L.A. Times’ analysis on crazy school borrowing omits why it’s done

Nov. 29, 2012
By Chris Reed

The Los Angeles Times has printed an analysis piece on the insane borrowing by dozens of California school districts using “capital appreciation bonds” (CABs), which delay any repayment for 20 years and often cost 10 times or more the amount borrowed. It does a good job of explaining the bonds and the financial risk they pose. But it does a laughable job explaining why school districts are issuing them, accepting state Treasurer Bill Lockyer’s assertion that they were pushed into the deals by fast-talking bond salesmen:

“This is part of the ‘new’ Wall Street,” Lockyer said. “It has done this kind of thing on the private investor side for years, then the housing market and now its public entities.”

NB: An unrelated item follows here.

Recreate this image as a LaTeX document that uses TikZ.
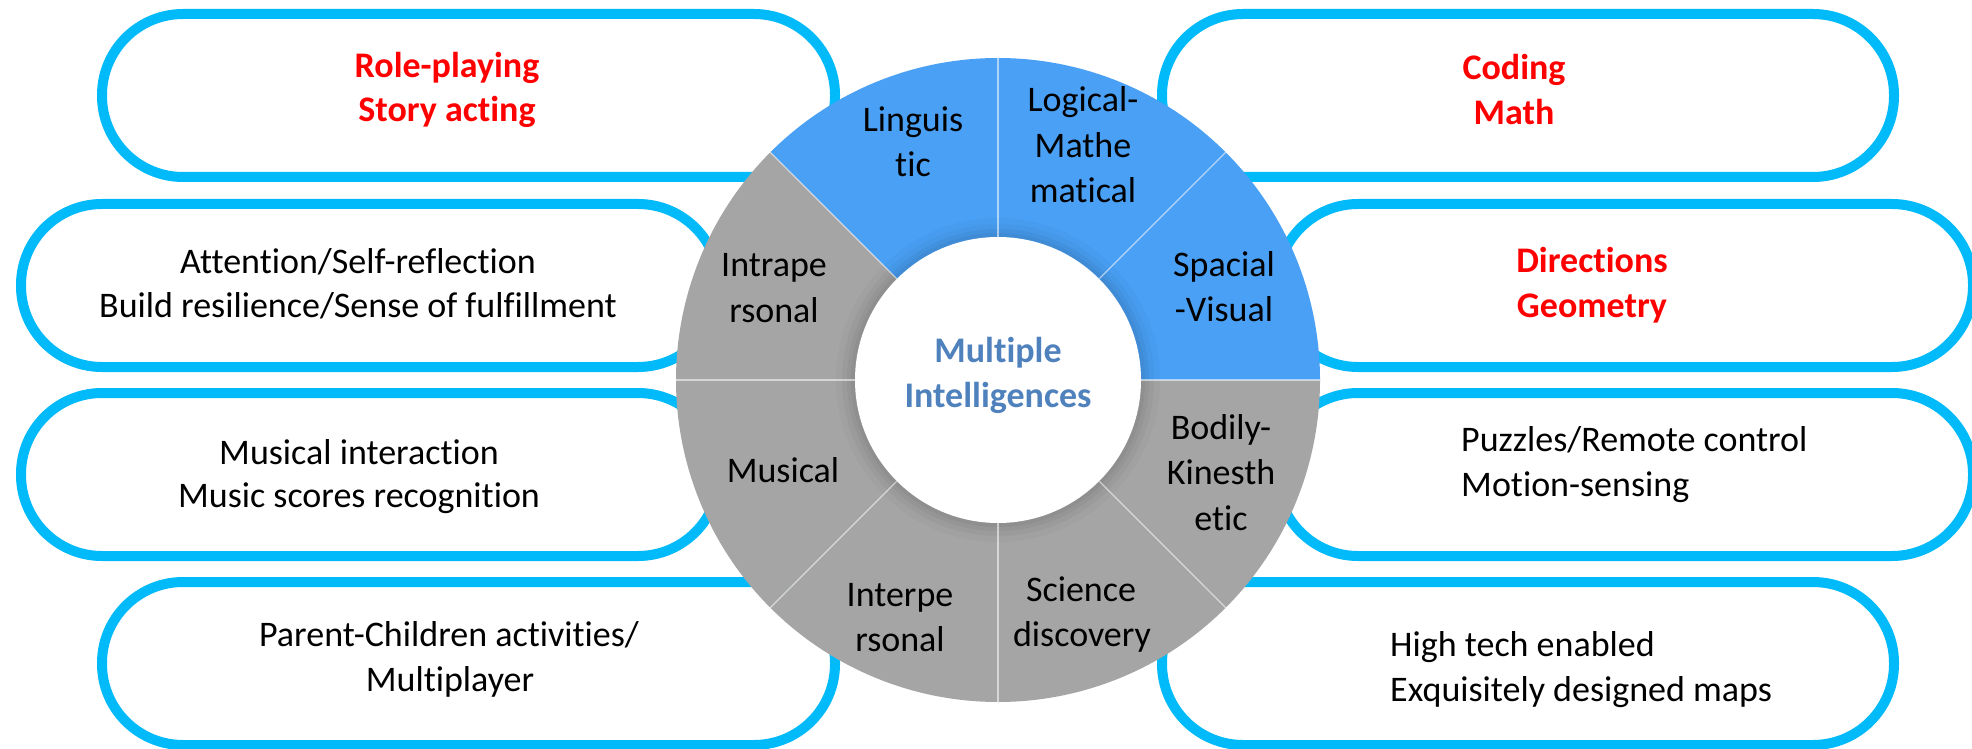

But school boards and district superintendents are not complete idiots, for the most part. There’s a reason they will accept such bad deals. It’s the same reason they use “construction” bonds to pay for everyday maintenance and short-lived electronics. It’s the same reason they try to charge fees for school supplies that the state Constitution says should be free. It’s the same reason they constantly raise funds with pressure tactics on parents of schoolchildren.

That reason: a commitment to pay practices that give automatic annual raises to most teachers, typically for 15 of their first 20 years on the job. Over time, this means employee compensation eats up nearly the entire operating budget — especially when the state economy is weak and revenue stops growing.

In San Diego Unified, employee compensation consumes 93 percent of the budget. The norm in many school districts is 90 percent. There’s not much left for anything else.

This isn’t a minor detail. It explains why CABs, which have been around for decades and were banned long ago by the state of Michigan, are suddenly popular. School districts are often extensions of the local teachers union, and local teachers want to get paid. If it means intergenerational fiscal child abuse, that doesn’t bug them a bit. Leave the bills for future generations to pay.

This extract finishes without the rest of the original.